2021-01-26 17:32:39 | 作品論

 サリンジャーが21歳の時に、発表したデビュー作品(1940年)です。
 パーティで出会った、あまり魅力的でない女の子と、これまたパッとしない男の子の一瞬の出会いと別れを描いています。
 女の子は魅力的だった年上のモト彼(たぶん彼女の一方的な思い込みでしょう)のことを話しますし、男の子は部屋の向こう側で男の子たちに囲まれている小柄なブロンド美人が気にかかっていて会話中も気がそぞろです。
 ストーリーらしいストーリーはないのですが、当時の若者たちを、彼らの使う若者言葉で描いたところが、それまでの文学にない魅力だったのでしょう。
 この手法は、1951年に出版されて世界的な(特に日本では人気が高いです)ベストセラーになった「キャッチャー・イン・ザ・ライ」(その記事を参照してください)で大きく開花して、サリンジャーの名前を不滅なものにしました。

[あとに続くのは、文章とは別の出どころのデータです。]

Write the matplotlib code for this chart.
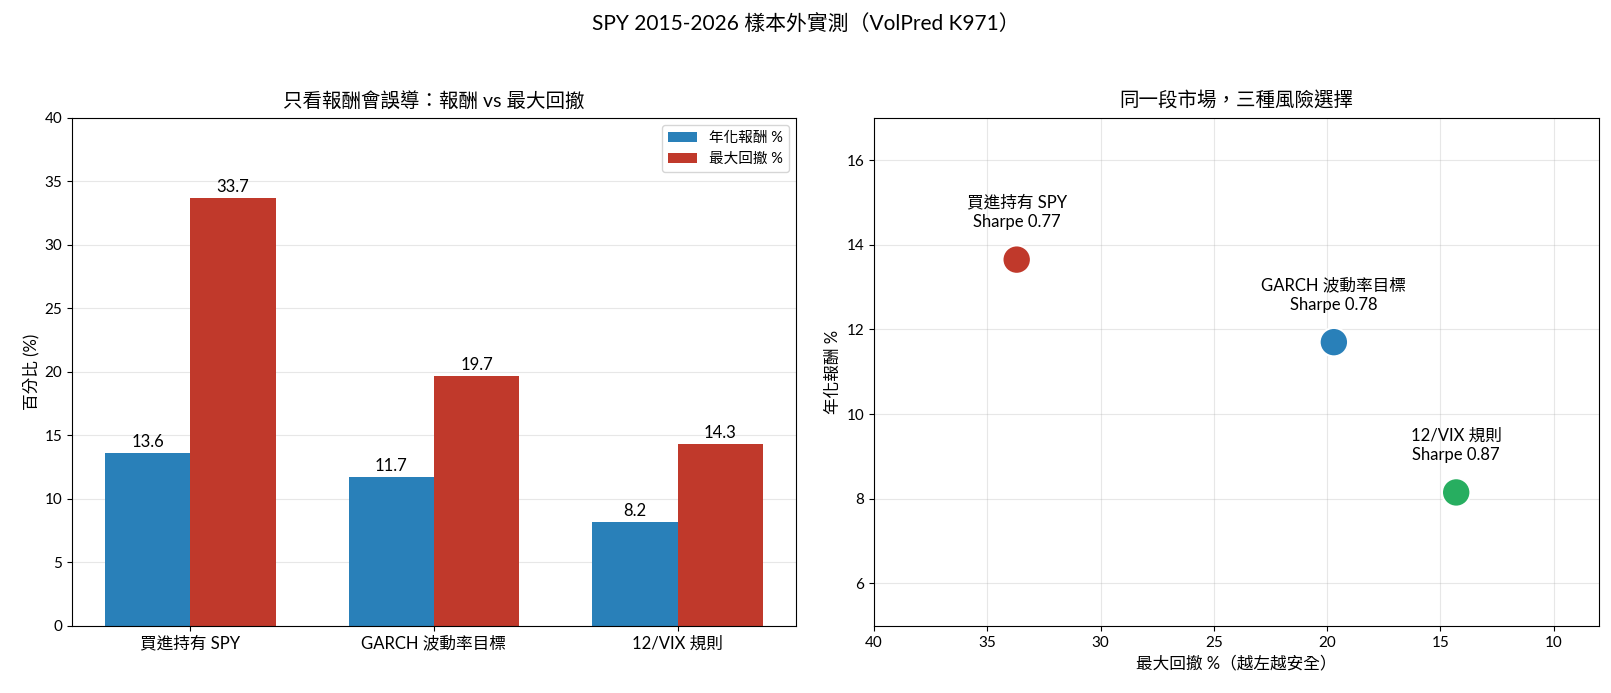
import numpy as np
import matplotlib
matplotlib.use("Agg")
import matplotlib.pyplot as plt

plt.rcParams["font.family"] = ["Lato", "Noto Sans CJK TC", "DejaVu Sans"]

strategies = ["買進持有 SPY", "GARCH 波動率目標", "12/VIX 規則"]
ann_return = [13.6, 11.7, 8.2]
max_drawdown = [33.7, 19.7, 14.3]
scatter_ret = [13.65, 11.7, 8.15]
sharpe = [0.77, 0.78, 0.87]
point_colors = ["#c0392b", "#2980b9", "#27ae60"]

blue = "#2980b9"
red = "#c0392b"

fig = plt.figure(figsize=(16.11, 6.93), dpi=100)
ax1 = fig.add_axes([0.0447, 0.097, 0.4493, 0.733])
ax2 = fig.add_axes([0.5425, 0.097, 0.45, 0.733])

fig.suptitle("SPY 2015-2026 樣本外實測（VolPred K971）", fontsize=15, y=0.98)

# left: bars
x = np.arange(len(strategies))
w = 0.35
b1 = ax1.bar(x - w / 2, ann_return, w, color=blue, label="年化報酬 %")
b2 = ax1.bar(x + w / 2, max_drawdown, w, color=red, label="最大回撤 %")
for bars in (b1, b2):
    for rect in bars:
        h = rect.get_height()
        ax1.annotate(f"{h:.1f}", (rect.get_x() + rect.get_width() / 2, h),
                     xytext=(0, 2), textcoords="offset points",
                     ha="center", va="bottom", fontsize=12)
ax1.set_xticks(x)
ax1.set_xticklabels(strategies, fontsize=12)
ax1.set_ylim(0, 40)
ax1.tick_params(axis="y", labelsize=11)
ax1.set_ylabel("百分比 (%)", fontsize=12)
ax1.set_title("只看報酬會誤導：報酬 vs 最大回撤", fontsize=14, pad=8)
ax1.grid(axis="y", alpha=0.3)
ax1.set_axisbelow(True)
ax1.legend(loc="upper right", fontsize=10.5)

# right: scatter
ax2.scatter(max_drawdown, scatter_ret, s=420, c=point_colors,
            edgecolors="white", linewidths=1.5, zorder=3)
for name, dd, r, sh in zip(strategies, max_drawdown, scatter_ret, sharpe):
    ax2.annotate(f"{name}\nSharpe {sh:.2f}", (dd, r),
                 xytext=(0, 21), textcoords="offset points",
                 ha="center", va="bottom", fontsize=12, linespacing=1.3)
ax2.set_xlim(40, 8)
ax2.set_ylim(5, 17)
ax2.set_yticks([6, 8, 10, 12, 14, 16])
ax2.tick_params(labelsize=11)
ax2.set_xlabel("最大回撤 %（越左越安全）", fontsize=12)
ax2.set_ylabel("年化報酬 %", fontsize=12)
ax2.set_title("同一段市場，三種風險選擇", fontsize=14, pad=8)
ax2.grid(alpha=0.3)
ax2.set_axisbelow(True)

fig.savefig("out.png", dpi=100)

 ところで、この本を初めて読んだ大学生の時には、主人公の女の子のことを読んで「壁の花」と言う言葉を思い浮かべました。
 そのころには、まだダンパ(ダンスパーティのことで、まだディスコがあまりなく、学生グループが自分たちで場所を借りて開いていました)というものがあったのですが、そこで魅力のない女の子たちは壁の花(男の子が誰もダンスに誘ってくれなくて、ずっと壁際に立っているからです)と呼ばれていたのです。
 もちろん、いくら女の子を誘っても一緒に踊ってもらえない、さえない男の子たちもたくさんいました(私自身にも苦い思い出があります)。
 それから40年以上がたちますが、今でもいわゆる婚活パーティなどで、同様の苦い経験をしている女の子たちや男の子たちはたくさんいることでしょう。
 そういった意味では、この作品で描かれた二人は、時代を超えた「若者たち」のある典型なのです。